Wi-fi, which stands for "wireless fidelity", allows Internet signals to be thrown around the air. Clever and reduces clutter, right? Well...sort of. The main problems with wi-fi are:
- It's unreliable, with lots of wi-fi systems disconnecting every now and then.
- Wi-fi dramatically reduces connection speed, and the current connection speed is painfully slow at times, anyway. Imagine being thrust into the early days of dial-up.
- Lousy security could mean the school's system is open to hackers
But the school's already got a wi-fi system going on, apparently. It's secure though - with WEP security. Both types of WEP, say the people who regulate this sort of stuff, "fail to meet their security goals". Essentially, it's a system that could be hacked. What do you care? Lots - it could contain your private data, and do you really want everything about you to be open to the public?
We probably can't stop wi-fi being implemented, but remember: you've been warned.
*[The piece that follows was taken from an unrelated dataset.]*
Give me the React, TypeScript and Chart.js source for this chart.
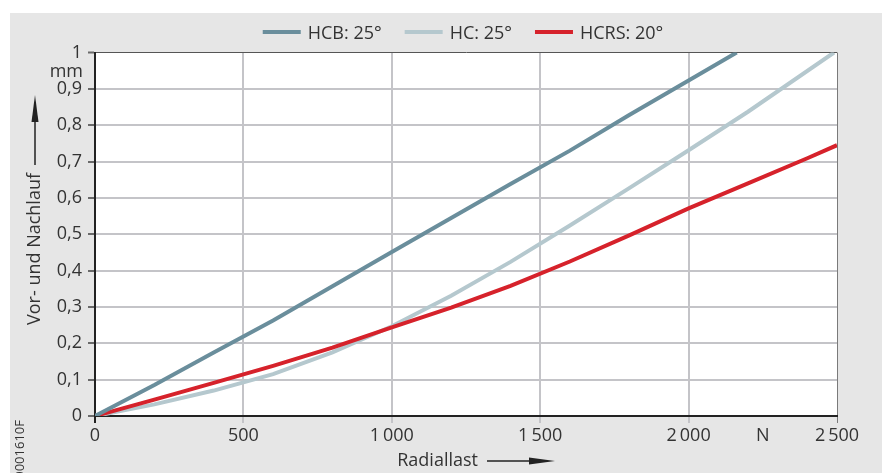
import React, { useEffect, useRef } from 'react';
import { Chart, registerables } from 'chart.js';

Chart.register(...registerables);

const FONT = "'Open Sans', 'Noto Sans', 'DejaVu Sans', sans-serif";

// ---- data ----
const seriesNames = ['HCB: 25°', 'HC: 25°', 'HCRS: 20°'];
const seriesColors = ['#6a8e9c', '#b5c8ce', '#d6222b'];

const hcbX = [0, 200, 400, 600, 800, 1000, 1200, 1400, 1600, 1800, 2000, 2162];
const hcbY = [0, 0.085, 0.175, 0.263, 0.357, 0.451, 0.545, 0.638, 0.73, 0.828, 0.923, 1.0];

const hcX = [0, 200, 400, 600, 800, 1000, 1200, 1400, 1600, 1800, 2000, 2200, 2490];
const hcY = [0, 0.032, 0.07, 0.115, 0.175, 0.247, 0.331, 0.424, 0.524, 0.627, 0.731, 0.837, 1.0];

const hcrsX = [0, 200, 400, 600, 800, 1000, 1200, 1400, 1600, 1800, 2000, 2200, 2400, 2500];
const hcrsY = [0, 0.045, 0.091, 0.138, 0.188, 0.244, 0.298, 0.358, 0.425, 0.497, 0.571, 0.64, 0.709, 0.745];

const xTickValues = [0, 500, 1000, 1500, 2000, 2250, 2500];
const xTickLabels = ['0', '500', '1\u2009000', '1\u2009500', '2\u2009000', 'N', '2\u2009500'];

const yTickValues = [0, 0.1, 0.2, 0.3, 0.4, 0.5, 0.6, 0.7, 0.8, 0.9, 1];
const yTickLabels = ['0', '0,1', '0,2', '0,3', '0,4', '0,5', '0,6', '0,7', '0,8', '0,9', '1'];

const yUnit = 'mm';
const yTitle = 'Vor- und Nachlauf';
const xTitle = 'Radiallast';
const docCode = '0001610F';

const toPoints = (xs: number[], ys: number[]) => xs.map((x, i) => ({ x, y: ys[i] }));

export default function App() {
  const ref = useRef<HTMLCanvasElement>(null);

  useEffect(() => {
    const canvas = ref.current!;

    const decor = {
      id: 'decor',
      beforeDraw(chart: any) {
        const { ctx, chartArea: a } = chart;
        ctx.save();
        ctx.fillStyle = '#ffffff';
        ctx.fillRect(a.left, a.top, a.right - a.left, a.bottom - a.top);
        ctx.restore();
      },
      afterDraw(chart: any) {
        const { ctx, chartArea: a } = chart;
        ctx.save();
        ctx.fillStyle = '#333333';
        ctx.strokeStyle = '#222222';
        ctx.font = `18px ${FONT}`;

        // unit under top tick label
        ctx.textAlign = 'right';
        ctx.textBaseline = 'middle';
        ctx.fillText(yUnit, a.left - 12, a.top + 19);

        // legend
        const lineW = 38;
        const gapText = 7;
        const gapItem = 23;
        const widths = seriesNames.map((n) => ctx.measureText(n).width);
        const total = widths.reduce((s, w) => s + w + lineW + gapText, 0) + gapItem * (seriesNames.length - 1);
        let lx = 453 - total / 2;
        const ly = 19;
        ctx.textAlign = 'left';
        ctx.textBaseline = 'alphabetic';
        seriesNames.forEach((n, i) => {
          ctx.fillStyle = seriesColors[i];
          ctx.fillRect(lx, ly - 2, lineW, 4);
          ctx.fillStyle = '#333333';
          ctx.fillText(n, lx + lineW + gapText, ly + 7);
          lx += lineW + gapText + widths[i] + gapItem;
        });

        // y title with arrow
        const tx = 25;
        const tyTop = 160;
        ctx.save();
        ctx.translate(tx, tyTop);
        ctx.rotate(-Math.PI / 2);
        ctx.textAlign = 'right';
        ctx.textBaseline = 'middle';
        ctx.fillStyle = '#333333';
        ctx.fillText(yTitle, 0, 0);
        ctx.restore();
        ctx.lineWidth = 1.5;
        ctx.beginPath();
        ctx.moveTo(tx, 152);
        ctx.lineTo(tx, 100);
        ctx.stroke();
        ctx.fillStyle = '#222222';
        ctx.beginPath();
        ctx.moveTo(tx, 82);
        ctx.lineTo(tx - 3.5, 109);
        ctx.lineTo(tx + 3.5, 109);
        ctx.closePath();
        ctx.fill();

        // x title with arrow
        ctx.fillStyle = '#333333';
        ctx.textAlign = 'right';
        ctx.textBaseline = 'middle';
        ctx.fillText(xTitle, 468, 448);
        ctx.beginPath();
        ctx.moveTo(477, 448);
        ctx.lineTo(525, 448);
        ctx.stroke();
        ctx.fillStyle = '#222222';
        ctx.beginPath();
        ctx.moveTo(545, 448);
        ctx.lineTo(519, 444.5);
        ctx.lineTo(519, 451.5);
        ctx.closePath();
        ctx.fill();

        // document code
        ctx.save();
        ctx.font = `13px ${FONT}`;
        ctx.translate(10, 407);
        ctx.rotate(-Math.PI / 2);
        ctx.textAlign = 'right';
        ctx.textBaseline = 'middle';
        ctx.fillStyle = '#333333';
        ctx.fillText(docCode, 0, 0);
        ctx.restore();

        ctx.restore();
      },
    };

    const chart = new Chart(canvas, {
      type: 'line',
      data: {
        datasets: [
          { label: seriesNames[0], data: toPoints(hcbX, hcbY), borderColor: seriesColors[0], backgroundColor: seriesColors[0], borderWidth: 4, pointRadius: 0, tension: 0, order: 0 },
          { label: seriesNames[1], data: toPoints(hcX, hcY), borderColor: seriesColors[1], backgroundColor: seriesColors[1], borderWidth: 4, pointRadius: 0, tension: 0, order: 2 },
          { label: seriesNames[2], data: toPoints(hcrsX, hcrsY), borderColor: seriesColors[2], backgroundColor: seriesColors[2], borderWidth: 4, pointRadius: 0, tension: 0, order: 1 },
        ],
      },
      options: {
        animation: false,
        responsive: false,
        layout: { padding: { left: 0, right: 45, top: 39.5, bottom: 0 } },
        plugins: { legend: { display: false }, tooltip: { enabled: false } },
        font: { family: FONT },
        scales: {
          x: {
            type: 'linear',
            min: 0,
            max: 2500,
            afterBuildTicks: (s: any) => { s.ticks = xTickValues.map((v) => ({ value: v })); },
            afterFit: (s: any) => { s.height = 57; },
            ticks: {
              autoSkip: false,
              maxRotation: 0,
              padding: 2,
              color: '#333333',
              font: { family: FONT, size: 18 },
              callback: (v: any) => { const i = xTickValues.indexOf(Number(v)); return i >= 0 ? xTickLabels[i] : ''; },
            },
            grid: {
              drawTicks: true,
              tickLength: 7,
              color: (c: any) => {
                const v = c.tick?.value;
                if (v === 2250) return 'rgba(0,0,0,0)';
                if (v === 2500) return '#7a7a7a';
                if (v === 0) return '#222222';
                return '#c4c4c8';
              },
              lineWidth: (c: any) => (c.tick?.value === 2500 ? 1 : 2),
              tickColor: (c: any) => {
                const v = c.tick?.value;
                if (v === 2250) return 'rgba(0,0,0,0)';
                if (v === 2500) return '#7a7a7a';
                if (v === 0) return '#222222';
                return '#c4c4c8';
              },
            },
            border: { display: true, color: '#222222', width: 2 },
          },
          y: {
            type: 'linear',
            min: 0,
            max: 1,
            afterBuildTicks: (s: any) => { s.ticks = yTickValues.map((v) => ({ value: v })); },
            afterFit: (s: any) => { s.width = 85; },
            ticks: {
              autoSkip: false,
              padding: 6,
              color: '#333333',
              font: { family: FONT, size: 18 },
              callback: (v: any) => {
                const i = yTickValues.findIndex((t) => Math.abs(t - Number(v)) < 1e-6);
                return i >= 0 ? yTickLabels[i] : '';
              },
            },
            grid: {
              drawTicks: true,
              tickLength: 7,
              color: (c: any) => {
                const v = c.tick?.value;
                if (v === 1) return '#555555';
                if (v === 0) return '#222222';
                return '#c4c4c8';
              },
              lineWidth: (c: any) => (c.tick?.value === 1 ? 1 : 2),
              tickColor: '#6a6a6a',
              tickWidth: 2,
            },
            border: { display: true, color: '#222222', width: 2 },
          },
        },
      },
      plugins: [decor],
    } as any);

    return () => chart.destroy();
  }, []);

  return (
    <div style={{ position: 'absolute', left: 0, top: 0, width: 882, height: 473, background: '#ffffff', overflow: 'hidden' }}>
      <div style={{ position: 'absolute', left: 10, top: 13, width: 872, height: 460, background: '#e6e6e6' }}>
        <canvas ref={ref} width={872} height={460} style={{ display: 'block', width: 872, height: 460 }} />
      </div>
    </div>
  );
}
Nick makes some good points in his comment. We could respond by saying "but will Temple Moor even bother to do it correctly?", but that's a bit unsophisticated. While we don't know exactly the details of the wireless plan, what we do know is that wi-fi is being planned to be implemented, possibly to aid with the latest plan of using PSPs in classrooms, although the technology block (with its high demand on stuff) will keep wired connections to peripherals. Hopefully mice and keyboards will be wired, otherwise I can imagine hardware being thrown about. I also know WPA is secure, but we've heard that the school is currently using WEP.